I should also say that I really knew embarrassingly little about the internment of Japanese Canadians before this project. I grew up in Southern Ontario, and it basically never came up in our school systems. So, it’s important to me that I now know more about this part of Canadian history, and I’m happy to have contributed to something that will teach others about this troubling aspect of our past.

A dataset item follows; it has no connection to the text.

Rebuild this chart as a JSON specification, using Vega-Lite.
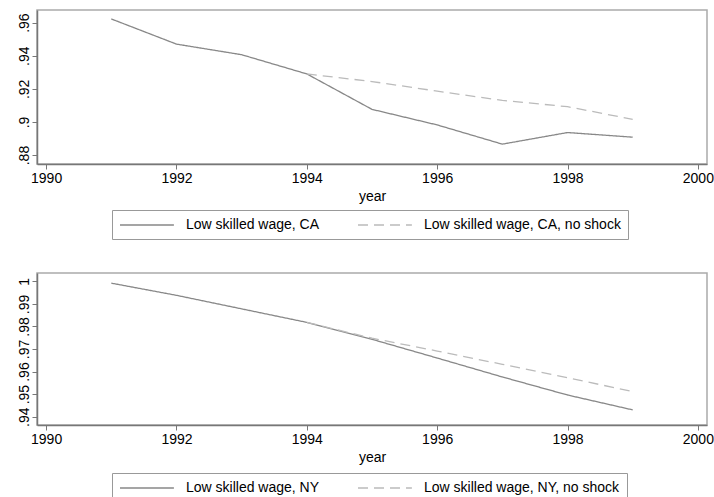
{
  "$schema": "https://vega.github.io/schema/vega-lite/v6.json",
  "background": "white",
  "padding": {"left": 16, "top": 9, "right": 0, "bottom": 0},
  "spacing": 31,
  "config": {
    "font": "Liberation Sans",
    "view": {"stroke": "#aaaaaa", "strokeWidth": 1.5},
    "axis": {
      "grid": false,
      "domainColor": "#777777",
      "domainWidth": 1.5,
      "tickColor": "#777777",
      "tickWidth": 1,
      "tickSize": 5,
      "labelFont": "Liberation Sans",
      "labelFontSize": 14,
      "labelColor": "#000000",
      "titleFont": "Liberation Sans",
      "titleFontSize": 14,
      "titleFontWeight": "normal",
      "titleColor": "#000000"
    },
    "legend": {
      "orient": "none",
      "direction": "horizontal",
      "strokeColor": "#999999",
      "padding": 7,
      "symbolType": "M-1,0H6.7",
      "symbolSize": 196,
      "symbolStrokeWidth": 1.5,
      "labelFont": "Liberation Sans",
      "labelFontSize": 14,
      "labelColor": "#000000",
      "labelOffset": 51,
      "labelLimit": 400,
      "columnPadding": 35,
      "legendX": 75,
      "legendY": 200
    }
  },
  "datasets": {
    "ca": [
      {"year": 1991, "wage": 0.9622, "series": "Low skilled wage, CA"},
      {"year": 1992, "wage": 0.947, "series": "Low skilled wage, CA"},
      {"year": 1993, "wage": 0.9406, "series": "Low skilled wage, CA"},
      {"year": 1994, "wage": 0.929, "series": "Low skilled wage, CA"},
      {"year": 1995, "wage": 0.9076, "series": "Low skilled wage, CA"},
      {"year": 1996, "wage": 0.8982, "series": "Low skilled wage, CA"},
      {"year": 1997, "wage": 0.8866, "series": "Low skilled wage, CA"},
      {"year": 1998, "wage": 0.8936, "series": "Low skilled wage, CA"},
      {"year": 1999, "wage": 0.8908, "series": "Low skilled wage, CA"},
      {"year": 1994, "wage": 0.929, "series": "Low skilled wage, CA, no shock"},
      {"year": 1995, "wage": 0.9244, "series": "Low skilled wage, CA, no shock"},
      {"year": 1996, "wage": 0.9186, "series": "Low skilled wage, CA, no shock"},
      {"year": 1997, "wage": 0.913, "series": "Low skilled wage, CA, no shock"},
      {"year": 1998, "wage": 0.9092, "series": "Low skilled wage, CA, no shock"},
      {"year": 1999, "wage": 0.9016, "series": "Low skilled wage, CA, no shock"}
    ],
    "ny": [
      {"year": 1991, "wage": 0.9992, "series": "Low skilled wage, NY"},
      {"year": 1992, "wage": 0.9938, "series": "Low skilled wage, NY"},
      {"year": 1993, "wage": 0.9878, "series": "Low skilled wage, NY"},
      {"year": 1994, "wage": 0.9818, "series": "Low skilled wage, NY"},
      {"year": 1995, "wage": 0.9743, "series": "Low skilled wage, NY"},
      {"year": 1996, "wage": 0.966, "series": "Low skilled wage, NY"},
      {"year": 1997, "wage": 0.9576, "series": "Low skilled wage, NY"},
      {"year": 1998, "wage": 0.9496, "series": "Low skilled wage, NY"},
      {"year": 1999, "wage": 0.943, "series": "Low skilled wage, NY"},
      {"year": 1994, "wage": 0.9818, "series": "Low skilled wage, NY, no shock"},
      {"year": 1995, "wage": 0.9748, "series": "Low skilled wage, NY, no shock"},
      {"year": 1996, "wage": 0.9691, "series": "Low skilled wage, NY, no shock"},
      {"year": 1997, "wage": 0.9632, "series": "Low skilled wage, NY, no shock"},
      {"year": 1998, "wage": 0.9573, "series": "Low skilled wage, NY, no shock"},
      {"year": 1999, "wage": 0.9511, "series": "Low skilled wage, NY, no shock"}
    ]
  },
  "resolve": {"scale": {"color": "independent", "strokeDash": "independent", "x": "independent", "y": "independent"}},
  "vconcat": [
    {
      "width": 670,
      "height": 154,
      "data": {"name": "ca"},
      "mark": {"type": "line", "strokeWidth": 1.3},
      "encoding": {
        "x": {"field": "year", "type": "quantitative", "title": "year",
              "scale": {"domain": [1989.86, 2000.14], "nice": false, "zero": false},
              "axis": {"values": [1990, 1992, 1994, 1996, 1998, 2000], "format": "d", "labelPadding": 2, "titlePadding": 4}},
        "y": {"field": "wage", "type": "quantitative", "title": null,
              "scale": {"domain": [0.8746, 0.9676], "nice": false, "zero": false},
              "axis": {"values": [0.88, 0.9, 0.92, 0.94, 0.96], "labelAngle": 270, "labelPadding": 1,
                       "labelExpr": "replace(toString(datum.value), /^0/, '')"}},
        "color": {"field": "series", "type": "nominal", "title": null,
                  "scale": {"range": ["#888888", "#bbbbbb"]}},
        "strokeDash": {"field": "series", "type": "nominal", "title": null,
                       "scale": {"range": [[1, 0], [10, 6]]}}
      }
    },
    {
      "width": 670,
      "height": 152,
      "data": {"name": "ny"},
      "mark": {"type": "line", "strokeWidth": 1.3},
      "encoding": {
        "x": {"field": "year", "type": "quantitative", "title": "year",
              "scale": {"domain": [1989.86, 2000.14], "nice": false, "zero": false},
              "axis": {"values": [1990, 1992, 1994, 1996, 1998, 2000], "format": "d", "labelPadding": 2, "titlePadding": 4}},
        "y": {"field": "wage", "type": "quantitative", "title": null,
              "scale": {"domain": [0.9363, 1.0037], "nice": false, "zero": false},
              "axis": {"values": [0.94, 0.95, 0.96, 0.97, 0.98, 0.99, 1], "labelAngle": 270, "labelPadding": 1,
                       "labelExpr": "replace(toString(datum.value), /^0/, '')"}},
        "color": {"field": "series", "type": "nominal", "title": null,
                  "scale": {"range": ["#888888", "#bbbbbb"]}},
        "strokeDash": {"field": "series", "type": "nominal", "title": null,
                       "scale": {"range": [[1, 0], [10, 6]]}}
      }
    }
  ]
}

And lastly – the people who’ve shared their stories with me and with the project. That’s where it got really hard to think about leaving LOI. I am so grateful to the interviewees that I spoke with, both formally in interviews and informally in setting up interviews. I’m deeply honoured to have had the chance to listen to these people share their stories, and am saddened I won’t get the chance to work with them again in the same capacity.

 

LOI: How did your experiences for LOI help prepare you for this new role at the ROM.

 

HR: I have typically approached thinking about material culture and stories and objects from a creation standpoint – asking artists why they make things, asking people why they have collected things, or decorated things, or preserved things, and so on. There’s usually a thing that we can look at and talk about in many of my non-LOI interviews. The work of LOI inverted my usual perspective, and taught me a great deal about the importance and poignancy in stories of absence and loss. Being broadened is always good.

I am also more aware of how a person’s experience of race affects what they are able to, and feel comfortable keeping in their homes in Canada. There were several interviewees who noted that they or their parents made efforts to disconnect from their Japanese heritage, and pass as white, after the war. So, they didn’t try to get any Japanese dishes, or books, or clothes in their new living spaces. As I head off to work in a museum, where knowledge is rooted in collections of objects, I am better poised to ask questions about the social forces that shaped these collections.

 

LOI: Thank you for your time answering our questions. Do you have any final thoughts for the project and the research collective?

 

HR: I sincerely want to thank everyone and wish them good luck. To Pam, Jordan, and the rest of the research leads in particular – 7 years is a long time and this a complicated project to be a part of, on top of their other career and life responsibilities. I hope, from my end, that this isn’t goodbye, too! I am going to stay in touch with the Oral History Cluster, and will keep an eye out for possible synergies with the ROM in the future. And hopefully, whatever happens, I’ll be able to bring my daughter to the museum opening in a few years time.